Thoughts that such abuses are a product only of highly sophisticated planning, rather than failure in the system, were dispelled by a government-commissioned study published last week. It found that NHS hospitals were a criminal's paradise, offering easy pickings for thieves and open house to thugs. Official reports have also highlighted the abuse of mental patients in top-security special hospitals and scandals in homes for the mentally handicapped.

The central issue raised by the Beverly Allitt case is the quality of NHS management. Managers are too often unaware of what is happening on the wards.

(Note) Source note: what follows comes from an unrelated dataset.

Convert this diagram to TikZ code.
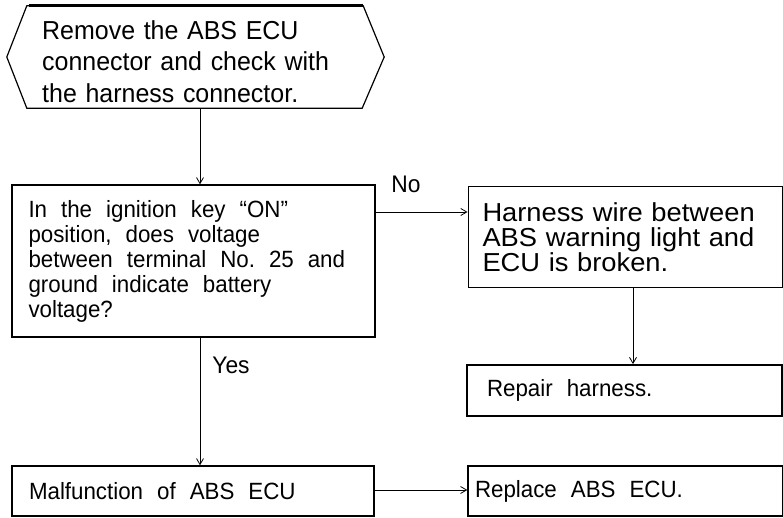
\documentclass[tikz,border=0pt]{standalone}
\usepackage{fontspec}
\setmainfont{Liberation Sans}
\newfontfamily\boxfont[FakeStretch=0.95]{Liberation Sans}
\newfontfamily\widefont[FakeStretch=1.05]{Liberation Sans}
\newfontfamily\hexfont[FakeStretch=0.96]{Liberation Sans}
\newcommand{\boxtext}[2]{\boxfont\fontsize{#1}{#2}\selectfont}
\newcommand{\widews}{\spaceskip=14pt plus 2pt minus 1pt\xspaceskip=14pt plus 2pt\relax}
\usetikzlibrary{arrows.meta}
\begin{document}
\begin{tikzpicture}[x=1pt,y=-1pt,
  flowbox/.style={draw, line width=1.4pt, inner sep=0pt, align=left},
  arr/.style={line width=0.8pt, -{Straight Barb[length=6pt,width=7pt,line width=0.8pt]}},
  lbl/.style={font=\boxtext{24}{25}, inner sep=0pt}]
\useasboundingbox (0,0) rectangle (783,518);

% hexagon (start)
\node[inner sep=0pt, minimum width=377pt, minimum height=102pt] (hex) at (195.5,57) {};
\draw[line width=1.2pt] (hex.west) -- ([xshift=20pt]hex.north west) -- ([xshift=-21pt]hex.north east)
  -- (hex.east) -- ([xshift=-22pt]hex.south east) -- ([xshift=20pt]hex.south west) -- cycle;
\draw[line width=2.6pt] ([xshift=22pt]hex.north west) -- ([xshift=-21pt]hex.north east);
\node[anchor=west, inner sep=0pt, text width=320pt, align=left,
  font=\hexfont\fontsize{26}{31.5}\selectfont] (hextxt) at (42,61.5)
  {Remove the ABS ECU\\connector and check with\\the harness connector.};

% decision box
\node[flowbox, minimum width=363pt, minimum height=152pt, text width=330pt,
  font=\boxtext{23.5}{25}] (check) at (193.5,261)
  {\widews In the ignition key “ON”\\
   position, does voltage\\
   between terminal No. 25 and\\
   ground indicate battery\\
   voltage?};

% harness box
\node[flowbox, line width=1pt, minimum width=314pt, minimum height=100pt, text width=285pt,
  font=\widefont\fontsize{26}{25}\selectfont] (harness) at (625,237)
  {Harness wire between\\ABS warning light and\\ECU is broken.};

% repair box
\node[flowbox, line width=1.8pt, minimum width=315pt, minimum height=51pt, text width=275pt,
  font=\boxtext{23.5}{25}] (repair) at (624.5,390.5) {\widews Repair harness.};

% malfunction box
\node[flowbox, minimum width=362pt, minimum height=50pt, text width=328pt,
  font=\boxtext{23.5}{25}] (malf) at (193,491) {\widews Malfunction of ABS ECU};

% replace box
\node[flowbox, minimum width=315pt, minimum height=50pt, text width=301pt,
  font=\boxtext{23.5}{25}] (replace) at (625.5,491) {\widews Replace ABS ECU.};

% labels
\node[lbl] (no) at (406,184) {No};
\node[lbl] (yes) at (231,365) {Yes};

% connectors
\draw[arr] ([xshift=4.5pt]hex.south) -- ([xshift=4.5pt]hex.south |- check.north);
\draw[arr] (check.east |- 0,212) -- (harness.west |- 0,212);
\draw[arr] (harness.south -| 633,0) -- (repair.north -| 633,0);
\draw[arr] (check.south -| 200,0) -- (malf.north -| 200,0);
\draw[arr] (malf.east |- 0,490) -- (replace.west |- 0,490);
\end{tikzpicture}
\end{document}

If senior staff do not monitor a hospital properly, or fail to keep managers

informed, similar tragedies will occur.

Other caring institutions have taken years to come to terms with their vulnerability to criminals and the insane. Frank Beck, like Allitt a qualified professional, sexually abused children in four local authority homes for 13 years. Complaints to police and social services officials were considered unbelievable and went unheeded. In recent years there have been nine inquiries into conduct in children's homes, but changes relating to inspection, training and recruitment have been adopted only in the past year.

The internal inquiry into the Allitt case features worrying parallels to the situation finally acknowledged in these homes. The inquiry has found that Ward 4 at Grantham and Kesteven hospital was poorly staffed, suffered from low morale and was inadequately supervised. This provided fertile ground for Beverly Allitt. Yet the treatment of Graham Pink, the NHS whistle-blower, shows why staff may be reluctant to expose poor conditions. He was sacked.

Sir Cecil Clothier has promised a speedy investigation into the Grantham killings. But his remit is inadequate: his inquiry will take place in private and cannot subpoena witnesses. It is unlikely to look at the broader problems endemic in the NHS. Virginia Bottomley, Secretary of State for Health, must learn the lessons of failed initiatives on children's homes and convene a public inquiry. This is the minimum she can offer to angry, grieving parents. Anything less will fail to reassure the public and deter would-be criminals.